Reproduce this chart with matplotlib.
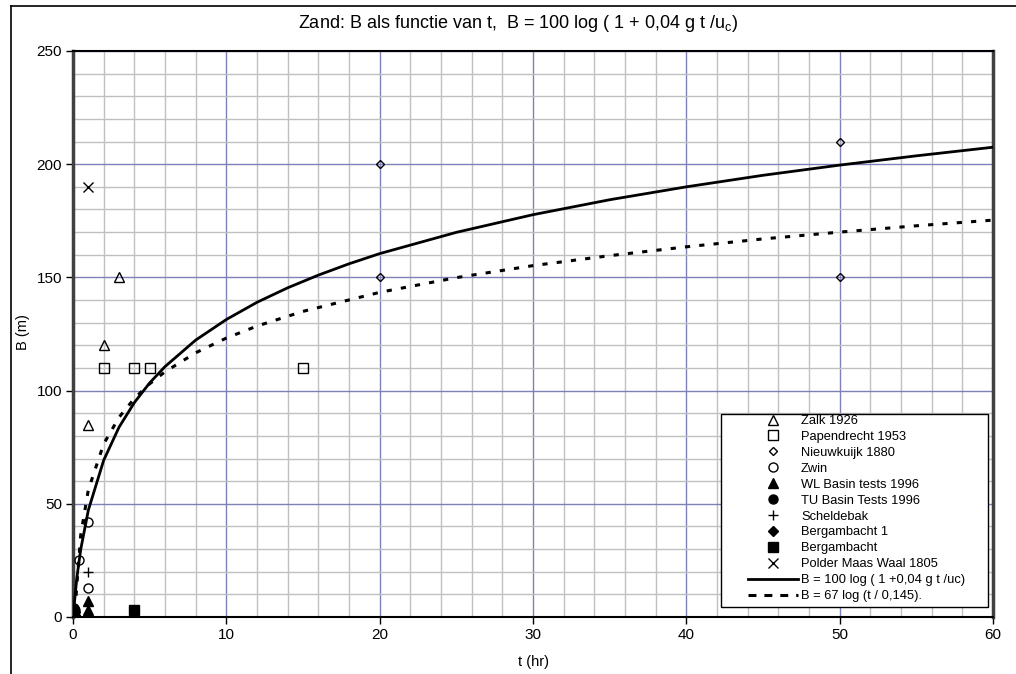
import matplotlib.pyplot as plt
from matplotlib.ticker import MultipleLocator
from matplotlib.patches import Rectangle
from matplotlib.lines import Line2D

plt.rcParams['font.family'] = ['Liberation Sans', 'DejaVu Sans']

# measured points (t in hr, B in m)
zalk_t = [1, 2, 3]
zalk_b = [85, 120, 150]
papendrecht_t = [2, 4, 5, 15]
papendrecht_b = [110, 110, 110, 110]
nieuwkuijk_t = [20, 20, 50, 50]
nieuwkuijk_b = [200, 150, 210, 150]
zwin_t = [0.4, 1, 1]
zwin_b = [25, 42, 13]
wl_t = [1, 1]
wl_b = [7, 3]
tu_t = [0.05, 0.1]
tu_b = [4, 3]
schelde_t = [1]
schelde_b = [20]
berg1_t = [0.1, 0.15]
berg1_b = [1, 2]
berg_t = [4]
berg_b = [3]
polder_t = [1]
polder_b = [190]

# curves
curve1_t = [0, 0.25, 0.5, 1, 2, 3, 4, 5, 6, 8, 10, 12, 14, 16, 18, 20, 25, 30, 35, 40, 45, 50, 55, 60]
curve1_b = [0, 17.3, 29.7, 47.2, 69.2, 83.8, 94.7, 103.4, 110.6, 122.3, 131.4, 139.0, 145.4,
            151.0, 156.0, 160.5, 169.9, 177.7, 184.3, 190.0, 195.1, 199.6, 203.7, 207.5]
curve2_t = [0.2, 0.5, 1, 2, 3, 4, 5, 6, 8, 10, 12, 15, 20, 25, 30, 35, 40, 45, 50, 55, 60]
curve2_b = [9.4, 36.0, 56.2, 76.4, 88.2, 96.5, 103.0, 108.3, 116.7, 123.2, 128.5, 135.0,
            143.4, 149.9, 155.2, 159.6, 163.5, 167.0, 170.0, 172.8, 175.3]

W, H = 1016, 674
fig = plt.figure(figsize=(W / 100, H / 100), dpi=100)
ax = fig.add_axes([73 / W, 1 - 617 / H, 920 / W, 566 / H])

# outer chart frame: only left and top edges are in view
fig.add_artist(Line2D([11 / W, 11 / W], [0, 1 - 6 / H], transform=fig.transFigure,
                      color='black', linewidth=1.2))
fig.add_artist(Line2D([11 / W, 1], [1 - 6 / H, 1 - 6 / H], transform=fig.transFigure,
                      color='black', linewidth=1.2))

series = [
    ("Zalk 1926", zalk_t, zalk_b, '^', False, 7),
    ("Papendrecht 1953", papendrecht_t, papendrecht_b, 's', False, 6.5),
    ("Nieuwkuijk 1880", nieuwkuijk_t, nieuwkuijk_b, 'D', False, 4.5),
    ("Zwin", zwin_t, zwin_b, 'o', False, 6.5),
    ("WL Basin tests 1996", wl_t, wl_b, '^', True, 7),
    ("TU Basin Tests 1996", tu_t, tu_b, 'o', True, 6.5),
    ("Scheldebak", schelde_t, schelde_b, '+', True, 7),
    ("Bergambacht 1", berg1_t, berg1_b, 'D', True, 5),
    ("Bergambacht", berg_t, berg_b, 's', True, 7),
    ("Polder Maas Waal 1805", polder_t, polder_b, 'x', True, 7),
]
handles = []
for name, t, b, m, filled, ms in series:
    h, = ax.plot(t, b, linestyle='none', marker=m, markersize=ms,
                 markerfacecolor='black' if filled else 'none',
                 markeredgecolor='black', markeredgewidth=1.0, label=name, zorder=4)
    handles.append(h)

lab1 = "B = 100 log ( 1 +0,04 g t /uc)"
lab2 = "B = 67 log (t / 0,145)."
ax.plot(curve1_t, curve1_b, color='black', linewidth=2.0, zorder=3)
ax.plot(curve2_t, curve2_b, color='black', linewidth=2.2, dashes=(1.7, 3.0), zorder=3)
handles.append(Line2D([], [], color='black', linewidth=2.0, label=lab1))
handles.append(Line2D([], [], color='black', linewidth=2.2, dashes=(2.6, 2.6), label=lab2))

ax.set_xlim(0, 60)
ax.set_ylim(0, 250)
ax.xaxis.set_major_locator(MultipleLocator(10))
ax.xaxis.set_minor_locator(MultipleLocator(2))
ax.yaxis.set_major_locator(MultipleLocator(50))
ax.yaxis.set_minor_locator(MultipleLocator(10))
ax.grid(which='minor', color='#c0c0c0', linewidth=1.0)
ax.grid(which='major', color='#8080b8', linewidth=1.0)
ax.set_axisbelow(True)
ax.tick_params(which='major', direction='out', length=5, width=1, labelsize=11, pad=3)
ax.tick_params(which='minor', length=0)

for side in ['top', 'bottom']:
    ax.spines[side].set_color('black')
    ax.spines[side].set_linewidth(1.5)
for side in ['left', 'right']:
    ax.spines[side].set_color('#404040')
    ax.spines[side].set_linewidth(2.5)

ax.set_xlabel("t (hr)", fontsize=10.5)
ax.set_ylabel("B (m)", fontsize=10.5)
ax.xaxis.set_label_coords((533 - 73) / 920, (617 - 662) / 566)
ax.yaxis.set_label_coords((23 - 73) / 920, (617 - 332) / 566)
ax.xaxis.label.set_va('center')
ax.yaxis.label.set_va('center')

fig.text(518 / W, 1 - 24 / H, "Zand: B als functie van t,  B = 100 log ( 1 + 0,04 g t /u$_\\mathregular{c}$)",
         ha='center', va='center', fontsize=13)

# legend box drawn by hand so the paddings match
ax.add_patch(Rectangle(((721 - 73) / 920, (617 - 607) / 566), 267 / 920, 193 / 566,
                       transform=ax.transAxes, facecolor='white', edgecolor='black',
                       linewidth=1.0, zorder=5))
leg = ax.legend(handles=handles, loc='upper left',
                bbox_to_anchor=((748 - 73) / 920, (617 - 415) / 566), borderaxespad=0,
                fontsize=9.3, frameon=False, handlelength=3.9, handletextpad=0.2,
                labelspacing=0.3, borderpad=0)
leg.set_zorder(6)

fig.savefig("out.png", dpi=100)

_ _ _ _ _ _ _

Exercise task:
Restate the material word for word from its first line through the line containing "polder_b = [190]", both included; the pictures do not belong in it.

Exercise answer:
Reproduce this chart with matplotlib.
import matplotlib.pyplot as plt
from matplotlib.ticker import MultipleLocator
from matplotlib.patches import Rectangle
from matplotlib.lines import Line2D

plt.rcParams['font.family'] = ['Liberation Sans', 'DejaVu Sans']

# measured points (t in hr, B in m)
zalk_t = [1, 2, 3]
zalk_b = [85, 120, 150]
papendrecht_t = [2, 4, 5, 15]
papendrecht_b = [110, 110, 110, 110]
nieuwkuijk_t = [20, 20, 50, 50]
nieuwkuijk_b = [200, 150, 210, 150]
zwin_t = [0.4, 1, 1]
zwin_b = [25, 42, 13]
wl_t = [1, 1]
wl_b = [7, 3]
tu_t = [0.05, 0.1]
tu_b = [4, 3]
schelde_t = [1]
schelde_b = [20]
berg1_t = [0.1, 0.15]
berg1_b = [1, 2]
berg_t = [4]
berg_b = [3]
polder_t = [1]
polder_b = [190]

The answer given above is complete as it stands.